Perguntei onde podia apanhar um táxi. Faziam-me gestos vagos, apontando-me sítios distantes. Inquiri de algum hotel, onde tudo se tornaria mais fácil, mas as indicações eram no sentido de que estava a quilómetros de um desses oásis. Não sou de empanicar, mas tinha o bom-senso mínimo para começar a preocupar-me. Porém, sempre com um ar grave e decidido, para fingir que me sentia dono da situação, lá ia eu por avenidas poeirentas, em direção a sítio nenhum. E, claro, táxis nem vê-los!
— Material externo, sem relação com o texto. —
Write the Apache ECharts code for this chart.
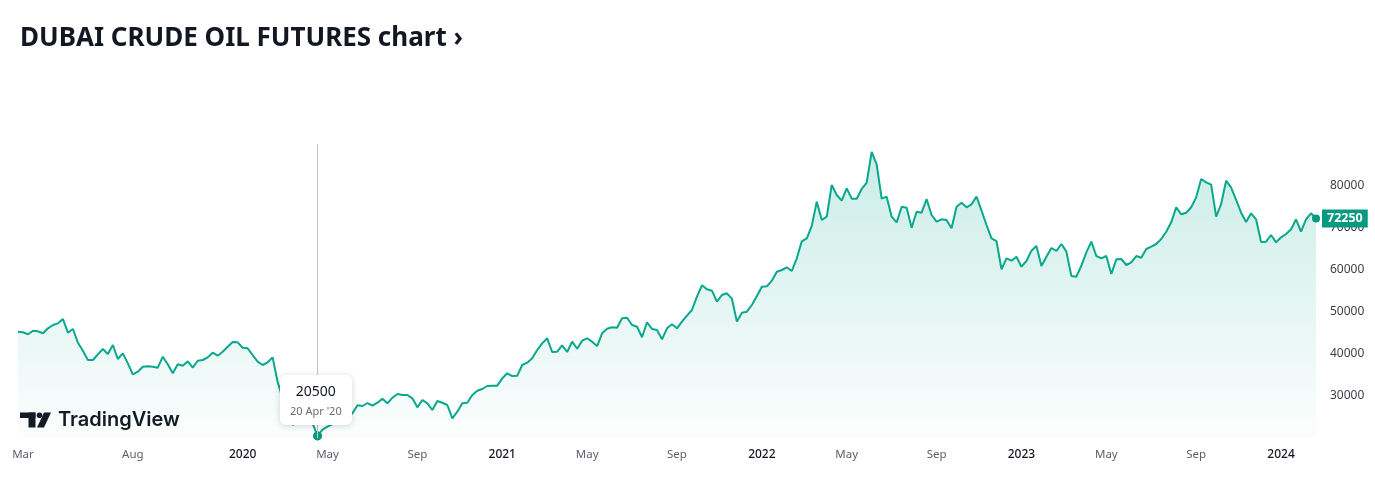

Até que, quase uma boa meia hora passada, comigo a derreter de calor, com uns “Ray ban” que já escorriam água, avistei um táxi na minha direção. A esperança rapidamente se diluiu: vinha cheio, a abarrotar. Arrisquei e fiz sinal para ele parar. E, para minha surpresa, ele parou. Perguntei onde havia táxis. Nem sei bem o que o motorista respondeu, só sei que, quando mencionei o aeroporto, os olhos se lhe arregalaram: “Pour l’aéroport, Monsieur? Ah! Mais ça c’est une bonne course!” Para grandes males, grandes remédios: disse que lhe pagava a “course” e que ainda lhe dava mais uns tantos francos CFA, se me levasse ao aeroporto.
Foi remédio santo! Os passageiros, uma mulher e uma criança incluídos, foram logo expulsos pelo motorista no táxi. Estavam compreensivelmente furibundos, lançavam-me olhares ameaçadores, ao serem afastados pela arrogância de um branco, que “comprara” o seu transporte. Fiquei orgulhoso? Não fiquei, mas o alívio que senti absolveu, até hoje, bem mais de quatro décadas passadas, o meu sentimento de culpa.
Nesse dia, aprendi, em vários sentidos, o que a África pode significar de diferente. E que o tal “centro” de Libreville tinha, afinal, muito pouco a ver com as “baixas” que eu conhecia... na Europa e na América do Norte! Nos anos seguintes, visitei muitas cidades africanas, do Magreb à África do Sul, de Angola à contra-costa. E aprendi bem o que é a geografia social urbana dessas terras.
Lembrei-me ontem disto quando, sob um sol muito raro na sua inclemência, cometi a patetice, após o almoço, de arriscar fazer a pé uma caminhada, numa distância que ainda era longa, por uma Lisboa sem sombra de sombras. Por instantes, veio-me à memória aquele sol antigo do Gabão. Sem uma réstea de saudade, confesso.